NIRSpec - Near Infrared Spectrograph

The Near Infrared Spectrograph (NIRSpec) will be the spectrograph in the wavelength range of 0.6 to 5 microns. The study of galaxy formation, clustering, chemical abundances, star formation, and kinematics, as well as active galactic nuclei, young stellar clusters, and measurements of the initial mass function of stars (IMF) requires a near-infrared spectrograph.

Here's an animation that shows how the NIRSpec Instrument will work.
Formats: 28.8 .avi, 9.1 MB .mov, 9.1 MB .mp4

NIRSpec Image

The current NIRSpec design provides 3 observing modes: a low resolution R~100 resolving power prism mode, an R~1000 multi-object mode and an R~3000 integral field unit or long-slit spectroscopy mode. For all modes the field of view will be ~3.4x3.4 arcmin.

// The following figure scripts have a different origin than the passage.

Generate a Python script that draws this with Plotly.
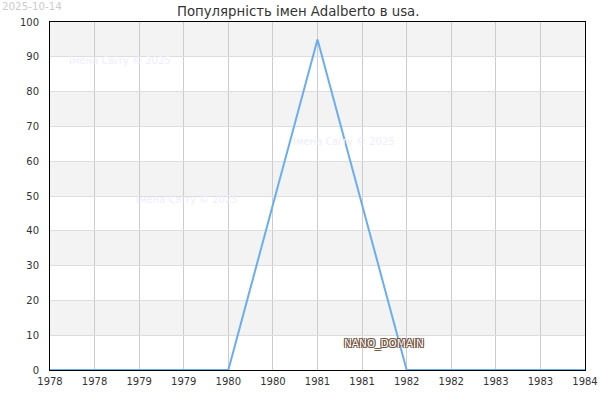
import plotly.graph_objects as go

years = [1978, 1979, 1980, 1981, 1982, 1983, 1984]
values = [0, 0, 0, 95, 0, 0, 0]

tick_vals = [1978 + i * 0.5 for i in range(13)]
tick_text = [str(int(v)) for v in tick_vals]

title = "Популярність імен Adalberto в usa."
watermark = "Імена Світу © 2025"
date_label = "2025-10-14"

fig = go.Figure()

# alternating horizontal bands
for lo in range(10, 100, 20):
    fig.add_shape(type="rect", xref="paper", yref="y", x0=0, x1=1, y0=lo, y1=lo + 10,
                  fillcolor="#f3f3f3", line_width=0, layer="below")

fig.add_trace(go.Scatter(x=years, y=values, mode="lines",
                         line=dict(color="#6aaef0", width=2), showlegend=False,
                         hoverinfo="x+y"))

# faint watermarks
for wx, wy in [(1978.79, 88.8), (1981.3, 65.8), (1979.54, 48.9)]:
    fig.add_annotation(x=wx, y=wy, text=watermark, showarrow=False,
                       font=dict(size=10, color="#eeeeff"))

fig.add_annotation(x=1981.746, y=7.6, text="NANO_DOMAIN", showarrow=False,
                   font=dict(size=10.5, color="#fdf8f0",
                             shadow="1px 1px 0 #6b5040, -1px -1px 0 #6b5040, 1px -1px 0 #6b5040, -1px 1px 0 #6b5040"))

fig.add_annotation(xref="paper", yref="paper", x=-0.0935, y=1.047, xanchor="left",
                   yanchor="middle", text=date_label, showarrow=False,
                   font=dict(size=10.3, color="#cccccc"))

fig.update_layout(
    width=600, height=400,
    margin=dict(l=50, r=15, t=22, b=30),
    paper_bgcolor="white", plot_bgcolor="white",
    font=dict(family="DejaVu Sans", size=10, color="#333333"),
    title=dict(text=title, x=0.497, xanchor="center", y=0.972, yanchor="middle",
               font=dict(size=13.3, color="#333333")),
)
fig.update_xaxes(range=[1978, 1984], tickvals=tick_vals, ticktext=tick_text,
                 showgrid=True, gridcolor="#cccccc", gridwidth=1,
                 showline=True, linecolor="#000000", linewidth=1, mirror=True,
                 ticks="outside", ticklen=2, tickcolor="rgba(0,0,0,0)",
                 zeroline=False, automargin=False)
fig.update_yaxes(range=[0, 100], dtick=10, showgrid=True, gridcolor="#dddddd",
                 showline=True, linecolor="#000000", linewidth=1, mirror=True,
                 ticks="outside", ticklen=8, tickcolor="rgba(0,0,0,0)",
                 zeroline=False, automargin=False)

# page has a default 8px body margin; drop it so the figure fills the window
fig.write_html("out.html", config={"displayModeBar": False},
               post_script="document.body.style.margin = '0';")
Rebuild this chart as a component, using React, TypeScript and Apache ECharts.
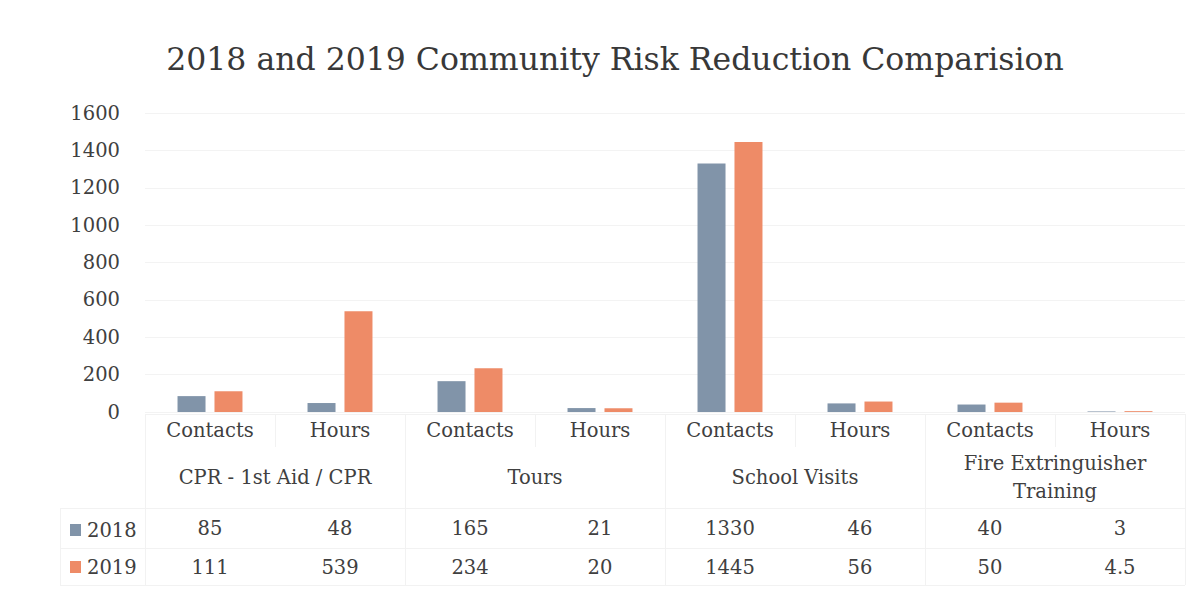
import React, { useEffect, useRef } from "react";
import * as echarts from "echarts";

const titleText = "2018 and 2019 Community Risk Reduction Comparision";
const subCategories = ["Contacts", "Hours", "Contacts", "Hours", "Contacts", "Hours", "Contacts", "Hours"];
const groups = ["CPR - 1st Aid / CPR", "Tours", "School Visits", "Fire Extringuisher\nTraining"];
const seriesNames = ["2018", "2019"];
const values2018 = [85, 48, 165, 21, 1330, 46, 40, 3];
const values2019 = [111, 539, 234, 20, 1445, 56, 50, 4.5];
const yTicks = { min: 0, max: 1600, interval: 200 };

const FONT = "DejaVu Serif";
const TEXT = "#404040";
const COLORS = ["#8194a9", "#ee8b67"];

export default function App() {
  const ref = useRef<HTMLDivElement>(null);
  useEffect(() => {
    if (!ref.current) return;
    const chart = echarts.init(ref.current, null, { renderer: "svg" });
    const gridLeft = 145;
    const gridRight = 1185;
    const gridTop = 113;
    const gridBottom = 412;
    const colW = (gridRight - gridLeft) / subCategories.length;
    const lineColor = "#f2f2f2";
    const graphics: any[] = [];
    for (let i = 0; i <= subCategories.length; i++) {
      const x = Math.round(gridLeft + i * colW) + 0.5;
      const isGroup = i % 2 === 0;
      graphics.push({
        type: "line",
        shape: { x1: x, y1: 414, x2: x, y2: isGroup ? 585 : 447 },
        style: { stroke: lineColor, lineWidth: 1 },
        silent: true,
      });
    }
    [414, 508, 548, 585].forEach((y) => {
      graphics.push({
        type: "line",
        shape: { x1: y >= 508 ? 60 : gridLeft, y1: y + 0.5, x2: gridRight, y2: y + 0.5 },
        style: { stroke: lineColor, lineWidth: 1 },
        silent: true,
      });
    });
    graphics.push({
      type: "line",
      shape: { x1: 60.5, y1: 508, x2: 60.5, y2: 585 },
      style: { stroke: lineColor, lineWidth: 1 },
      silent: true,
    });
    // legend keys of the data table
    const rowY = [530, 567];
    seriesNames.forEach((name, i) => {
      graphics.push({
        type: "rect",
        shape: { x: 70, y: rowY[i] - 6, width: 11, height: 12 },
        style: { fill: COLORS[i] },
        silent: true,
      });
      graphics.push({
        type: "text",
        x: 87,
        y: rowY[i],
        style: {
          text: name,
          fontFamily: FONT,
          fontSize: 19.5,
          fill: TEXT,
          verticalAlign: "middle",
          align: "left",
        },
        silent: true,
      });
    });

    const ids = subCategories.map((_, i) => "c" + i);
    const baseAxis = {
      type: "category",
      position: "bottom",
      axisLine: { show: false },
      axisTick: { show: false },
      splitLine: { show: false },
    };
    const labelStyle = {
      fontFamily: FONT,
      fontSize: 19.5,
      color: TEXT,
      interval: 0,
      verticalAlign: "middle",
    };

    chart.setOption({
      animation: false,
      backgroundColor: "#ffffff",
      textStyle: { fontFamily: FONT, color: TEXT },
      title: {
        text: titleText,
        left: 610,
        textAlign: "center",
        top: 38,
        textStyle: { fontFamily: FONT, fontSize: 31.5, fontWeight: "normal", color: "#383838" },
      },
      legend: { show: false, data: seriesNames },
      graphic: graphics,
      grid: {
        left: gridLeft,
        right: 1204 - gridRight,
        top: gridTop,
        bottom: 590 - gridBottom,
        containLabel: false,
      },
      xAxis: [
        {
          ...baseAxis,
          data: ids,
          axisLabel: { ...labelStyle, margin: 18, formatter: (_v: string, i: number) => subCategories[i] },
        },
        {
          ...baseAxis,
          data: groups.map((_, i) => "g" + i),
          axisLabel: { ...labelStyle, margin: 65, lineHeight: 28, formatter: (_v: string, i: number) => groups[i] },
        },
        {
          ...baseAxis,
          data: ids.map((id) => id + "a"),
          axisLabel: { ...labelStyle, margin: 116, formatter: (_v: string, i: number) => String(values2018[i]) },
        },
        {
          ...baseAxis,
          data: ids.map((id) => id + "b"),
          axisLabel: { ...labelStyle, margin: 155, formatter: (_v: string, i: number) => String(values2019[i]) },
        },
      ],
      yAxis: {
        type: "value",
        min: yTicks.min,
        max: yTicks.max,
        interval: yTicks.interval,
        axisLine: { show: false },
        axisTick: { show: false },
        splitLine: { lineStyle: { color: "#f3f3f3", width: 1 } },
        axisLabel: {
          fontFamily: FONT,
          fontSize: 19.5,
          color: TEXT,
          margin: 25,
          formatter: (v: number) => String(v),
        },
      },
      series: [
        {
          name: seriesNames[0],
          type: "bar",
          xAxisIndex: 0,
          data: values2018,
          barWidth: 28,
          barGap: "32%",
          itemStyle: { color: COLORS[0] },
        },
        {
          name: seriesNames[1],
          type: "bar",
          xAxisIndex: 0,
          data: values2019,
          barWidth: 28,
          barGap: "32%",
          itemStyle: { color: COLORS[1] },
        },
      ],
    });
    return () => chart.dispose();
  }, []);
  return (
    <div
      ref={ref}
      style={{ position: "fixed", left: 0, top: 0, width: 1204, height: 590, background: "#fff" }}
    />
  );
}
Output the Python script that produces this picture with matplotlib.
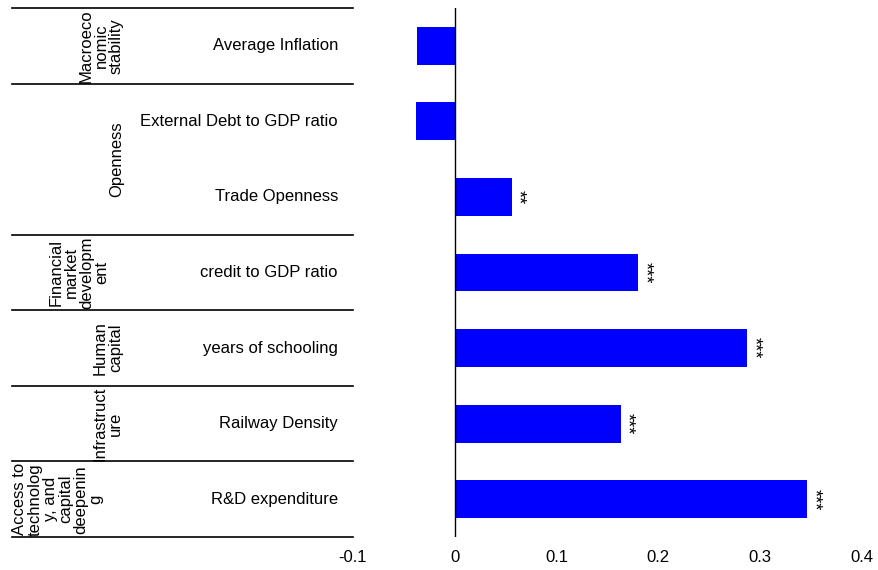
import matplotlib
matplotlib.use("Agg")
import matplotlib.pyplot as plt
from matplotlib.lines import Line2D

plt.rcParams['font.family'] = ['Liberation Sans', 'DejaVu Sans']

categories = ["Average Inflation", "External Debt to GDP ratio", "Trade Openness",
              "credit to GDP ratio", "years of schooling", "Railway Density", "R&D expenditure"]
values = [-0.037, -0.038, 0.056, 0.180, 0.287, 0.163, 0.346]
stars = ["", "", "**", "***", "***", "***", "***"]
groups = ["Macroeco\nnomic\nstability", "Openness", "Financial\nmarket\ndevelopm\nent",
          "Human\ncapital", "Infrastruct\nure", "Access to\ntechnolog\ny, and\ncapital\ndeepenin\ng"]
group_sizes = [1, 2, 1, 1, 1, 1]
group_xpx = [101, 117, 79, 108, 108, 58]
xticks = [-0.1, 0, 0.1, 0.2, 0.3, 0.4]
xticklabels = ["-0.1", "0", "0.1", "0.2", "0.3", "0.4"]

W, H = 879, 570
fig = plt.figure(figsize=(W/100, H/100), dpi=100)
L, R, T, B = 353, 862, 8, 537
ax = fig.add_axes([L/W, 1-B/H, (R-L)/W, (B-T)/H])
n = len(categories)
ys = list(range(n))
ax.barh(ys, values, height=0.5, color="#0000FF")
ax.set_ylim(n-0.5, -0.5)
ax.set_xlim(-0.1, 0.4)
ax.axvline(0, color="black", lw=1)
for s in ax.spines.values():
    s.set_visible(False)
ax.set_yticks([])
ax.set_xticks(xticks)
ax.set_xticklabels(xticklabels, fontsize=12)
ax.tick_params(axis='x', length=0, pad=9)
for y, v, st in zip(ys, values, stars):
    if st:
        ax.annotate(st, (v, y), xytext=(4.5, 0), textcoords="offset points",
                    rotation=270, ha="center", va="center", fontsize=13)

def fy(yd):
    return ax.transData.transform((0, yd))[1] / H

for y, c in zip(ys, categories):
    fig.text(338/W, fy(y), c, ha="right", va="center", fontsize=12)

start = 0
bounds = [-0.5]
for g, sz, gx in zip(groups, group_sizes, group_xpx):
    end = start + sz
    bounds.append(end - 0.5)
    fig.text(gx/W, (fy(start-0.5)+fy(end-0.5))/2, g, rotation=90, ha="center",
             va="center", fontsize=12, linespacing=1.02, multialignment="center")
    start = end
for b in bounds:
    yy = fy(b)
    fig.add_artist(Line2D([12/W, 353/W], [yy, yy], color="black", lw=1.2))

fig.savefig("out.png", dpi=100)
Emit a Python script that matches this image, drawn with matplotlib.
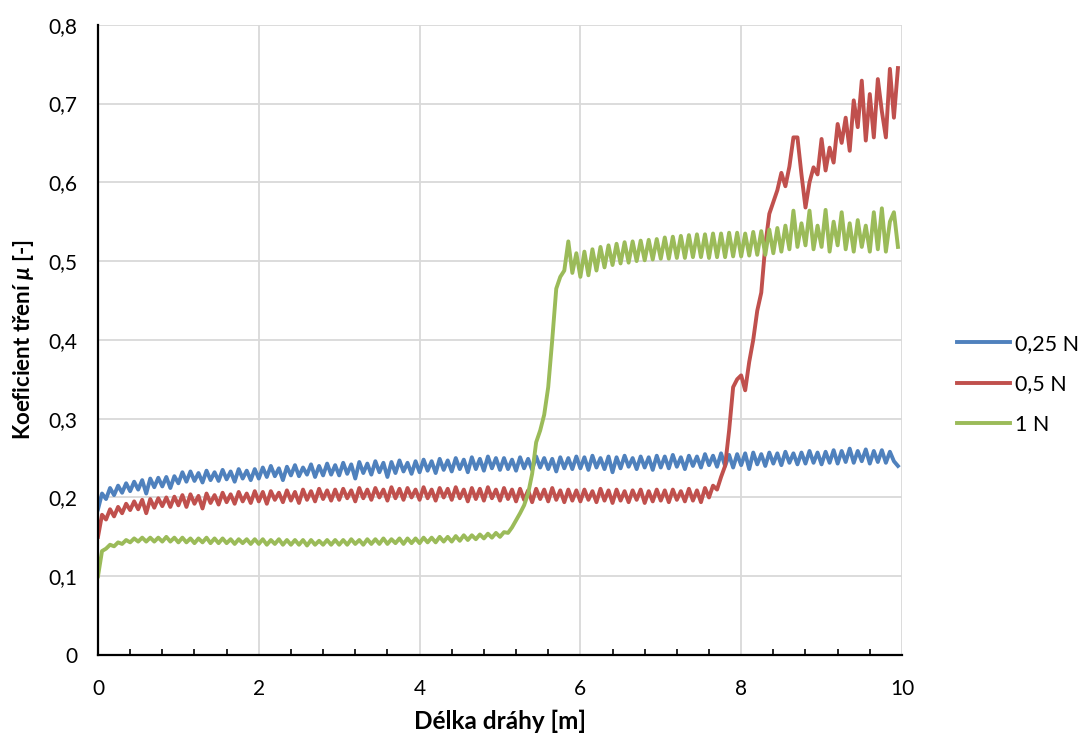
import numpy as np
import matplotlib
matplotlib.use("Agg")
from matplotlib import pyplot as plt
import matplotlib.ticker as ticker

plt.rcParams['font.family'] = ['Lato', 'DejaVu Sans']
plt.rcParams['mathtext.fontset'] = 'custom'
plt.rcParams['mathtext.bfit'] = 'Lato:bold:italic'

# distance [m], one reading every 0.05 m
distance = np.round(np.arange(200) * 0.05, 2)

mu_025 = [
    0.185, 0.205, 0.198, 0.212, 0.203, 0.215, 0.206, 0.218, 0.208, 0.220, 0.210, 0.222, 0.205, 0.224, 0.213, 0.225, 0.214, 0.226, 0.212, 0.227,
    0.218, 0.232, 0.220, 0.233, 0.221, 0.231, 0.219, 0.234, 0.222, 0.232, 0.221, 0.235, 0.223, 0.233, 0.220, 0.236, 0.224, 0.234, 0.222, 0.236,
    0.224, 0.238, 0.226, 0.240, 0.227, 0.237, 0.222, 0.239, 0.228, 0.241, 0.227, 0.238, 0.229, 0.242, 0.226, 0.240, 0.228, 0.243, 0.229, 0.241,
    0.228, 0.244, 0.230, 0.242, 0.224, 0.245, 0.231, 0.243, 0.229, 0.246, 0.232, 0.244, 0.226, 0.245, 0.231, 0.247, 0.233, 0.244, 0.230, 0.246,
    0.232, 0.248, 0.234, 0.246, 0.231, 0.249, 0.235, 0.247, 0.233, 0.250, 0.236, 0.248, 0.232, 0.251, 0.236, 0.249, 0.234, 0.252, 0.237, 0.250,
    0.235, 0.250, 0.236, 0.248, 0.234, 0.251, 0.237, 0.249, 0.235, 0.252, 0.238, 0.250, 0.236, 0.249, 0.233, 0.251, 0.237, 0.250, 0.236, 0.252,
    0.237, 0.251, 0.235, 0.253, 0.238, 0.250, 0.236, 0.252, 0.232, 0.251, 0.237, 0.253, 0.239, 0.250, 0.236, 0.252, 0.238, 0.251, 0.235, 0.253,
    0.238, 0.252, 0.237, 0.254, 0.239, 0.251, 0.236, 0.253, 0.240, 0.252, 0.238, 0.255, 0.241, 0.253, 0.239, 0.256, 0.240, 0.254, 0.238, 0.255,
    0.241, 0.256, 0.236, 0.257, 0.242, 0.255, 0.240, 0.257, 0.243, 0.256, 0.241, 0.258, 0.244, 0.256, 0.242, 0.257, 0.243, 0.259, 0.244, 0.257,
    0.242, 0.258, 0.244, 0.260, 0.243, 0.259, 0.245, 0.262, 0.244, 0.259, 0.246, 0.261, 0.243, 0.259, 0.245, 0.260, 0.244, 0.258, 0.246, 0.240,
]

mu_05 = [
    0.150, 0.178, 0.172, 0.185, 0.176, 0.188, 0.180, 0.192, 0.184, 0.195, 0.185, 0.197, 0.180, 0.198, 0.187, 0.199, 0.189, 0.200, 0.188, 0.201,
    0.190, 0.203, 0.188, 0.204, 0.192, 0.202, 0.186, 0.205, 0.193, 0.203, 0.191, 0.206, 0.194, 0.204, 0.192, 0.207, 0.195, 0.205, 0.193, 0.208,
    0.195, 0.207, 0.192, 0.208, 0.197, 0.206, 0.194, 0.209, 0.196, 0.207, 0.193, 0.210, 0.197, 0.208, 0.195, 0.211, 0.198, 0.209, 0.196, 0.210,
    0.197, 0.211, 0.199, 0.209, 0.195, 0.212, 0.199, 0.210, 0.197, 0.212, 0.200, 0.210, 0.196, 0.213, 0.199, 0.211, 0.197, 0.212, 0.200, 0.210,
    0.197, 0.213, 0.199, 0.210, 0.196, 0.212, 0.200, 0.211, 0.197, 0.213, 0.199, 0.210, 0.195, 0.212, 0.198, 0.211, 0.196, 0.213, 0.199, 0.210,
    0.196, 0.212, 0.198, 0.210, 0.195, 0.211, 0.197, 0.209, 0.194, 0.211, 0.198, 0.210, 0.195, 0.212, 0.197, 0.209, 0.194, 0.210, 0.196, 0.209,
    0.195, 0.210, 0.197, 0.208, 0.194, 0.211, 0.196, 0.209, 0.193, 0.210, 0.196, 0.208, 0.194, 0.209, 0.197, 0.210, 0.193, 0.208, 0.195, 0.210,
    0.196, 0.209, 0.194, 0.210, 0.197, 0.208, 0.195, 0.211, 0.196, 0.209, 0.194, 0.212, 0.200, 0.215, 0.210, 0.226, 0.240, 0.285, 0.340, 0.350,
    0.355, 0.336, 0.372, 0.400, 0.437, 0.460, 0.520, 0.560, 0.575, 0.590, 0.612, 0.595, 0.620, 0.657, 0.657, 0.610, 0.568, 0.600, 0.619, 0.610,
    0.655, 0.615, 0.644, 0.625, 0.674, 0.650, 0.682, 0.640, 0.704, 0.670, 0.729, 0.653, 0.712, 0.657, 0.731, 0.690, 0.657, 0.744, 0.682, 0.745,
]

mu_1 = [
    0.100, 0.132, 0.135, 0.140, 0.138, 0.143, 0.141, 0.146, 0.143, 0.148, 0.144, 0.149, 0.144, 0.149, 0.144, 0.149, 0.144, 0.150, 0.144, 0.149,
    0.143, 0.149, 0.143, 0.148, 0.142, 0.148, 0.143, 0.149, 0.142, 0.148, 0.142, 0.148, 0.142, 0.147, 0.141, 0.147, 0.142, 0.147, 0.141, 0.147,
    0.141, 0.147, 0.140, 0.146, 0.141, 0.147, 0.140, 0.146, 0.140, 0.146, 0.140, 0.146, 0.139, 0.146, 0.140, 0.145, 0.140, 0.146, 0.140, 0.146,
    0.140, 0.146, 0.140, 0.147, 0.141, 0.146, 0.140, 0.147, 0.141, 0.147, 0.141, 0.148, 0.141, 0.147, 0.142, 0.148, 0.141, 0.148, 0.142, 0.148,
    0.142, 0.149, 0.143, 0.149, 0.143, 0.150, 0.144, 0.150, 0.144, 0.151, 0.145, 0.152, 0.146, 0.152, 0.147, 0.153, 0.148, 0.154, 0.149, 0.155,
    0.150, 0.156, 0.155, 0.162, 0.171, 0.180, 0.190, 0.205, 0.230, 0.270, 0.285, 0.305, 0.340, 0.400, 0.465, 0.480, 0.488, 0.525, 0.485, 0.510,
    0.480, 0.512, 0.482, 0.515, 0.488, 0.518, 0.492, 0.520, 0.495, 0.522, 0.497, 0.524, 0.498, 0.525, 0.500, 0.526, 0.501, 0.527, 0.502, 0.528,
    0.503, 0.530, 0.503, 0.531, 0.504, 0.532, 0.504, 0.533, 0.505, 0.534, 0.505, 0.534, 0.504, 0.535, 0.505, 0.535, 0.505, 0.536, 0.506, 0.536,
    0.506, 0.535, 0.507, 0.537, 0.508, 0.538, 0.508, 0.540, 0.510, 0.542, 0.512, 0.545, 0.515, 0.564, 0.518, 0.548, 0.520, 0.564, 0.515, 0.545,
    0.518, 0.565, 0.512, 0.550, 0.520, 0.562, 0.515, 0.548, 0.512, 0.552, 0.518, 0.545, 0.512, 0.562, 0.515, 0.567, 0.512, 0.550, 0.562, 0.518,
]

labels = ['0,25 N', '0,5 N', '1 N']
colors = ['#4f81bd', '#c0504d', '#9bbb59']
yticks = [0, 0.1, 0.2, 0.3, 0.4, 0.5, 0.6, 0.7, 0.8]
ytick_labels = ['0', '0,1', '0,2', '0,3', '0,4', '0,5', '0,6', '0,7', '0,8']
xticks = [0, 2, 4, 6, 8, 10]

fig = plt.figure(figsize=(10.78, 7.36), dpi=100)
ax = fig.add_axes([0.0909, 0.110, 0.7458, 0.8564])

for series, lab, c in zip([mu_025, mu_05, mu_1], labels, colors):
    ax.plot(distance, series, color=c, lw=2.8, label=lab, solid_joinstyle='round')

ax.set_xlim(0, 10)
ax.set_ylim(0, 0.8)
ax.set_xticks(xticks)
ax.set_xticklabels([str(t) for t in xticks])
ax.set_yticks(yticks)
ax.set_yticklabels(ytick_labels)
ax.xaxis.set_minor_locator(ticker.MultipleLocator(0.4))
ax.tick_params(axis='x', which='major', length=0, pad=17, labelsize=15)
ax.tick_params(axis='x', which='minor', direction='in', length=4, width=1.2, color='black')
ax.tick_params(axis='y', which='major', length=0, pad=15, labelsize=15)

ax.grid(which='major', color='#d9d9d9', lw=1.3)
ax.set_axisbelow(True)
for s in ['top', 'right']:
    ax.spines[s].set_visible(False)
for s in ['left', 'bottom']:
    ax.spines[s].set_linewidth(1.6)
    ax.spines[s].set_color('black')

ax.set_xlabel('Délka dráhy [m]', fontsize=17.5, fontweight='bold', labelpad=8)
ax.set_ylabel(r'Koeficient tření $\mathbfit{\mu}$ [-]', fontsize=16, fontweight='bold', labelpad=9)

fig.legend(loc='center left', bbox_to_anchor=(0.870, 0.478), frameon=False,
           fontsize=15.5, handlelength=2.45, handletextpad=0.22, labelspacing=0.95)

plt.savefig('out.png', dpi=100)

In the R~100 and R~1000 modes NIRSpec provides users of JWST with the ability to obtain simultaneous spectra of more than 100 objects in a >9 square arcminute field of view. At R~100 one prism spectrum covers the full 0.6 to 5 micron wavelength range. At R~1000 three gratings cover the wavelength range from 1-5 micron. The baseline spectrograph will take advantage of a micro-electromechanical system (MEMS) to provide dynamic aperture shutter masks that will enable users to observe hundreds of different objects in a single field of view.

To improve sensitivity, pixels with a larger projected size on the sky than those on NIRCam will be used (~0.1 arcsec). NIRSpec will be equipped with two Rockwell Scientific HgCdTe 2kx2k detectors.

The European Space Agency (ESA) will be providing the NIRSpec instrument (NASA will provide the detectors and the MEMS aperture masks) as part of their contribution to JWST.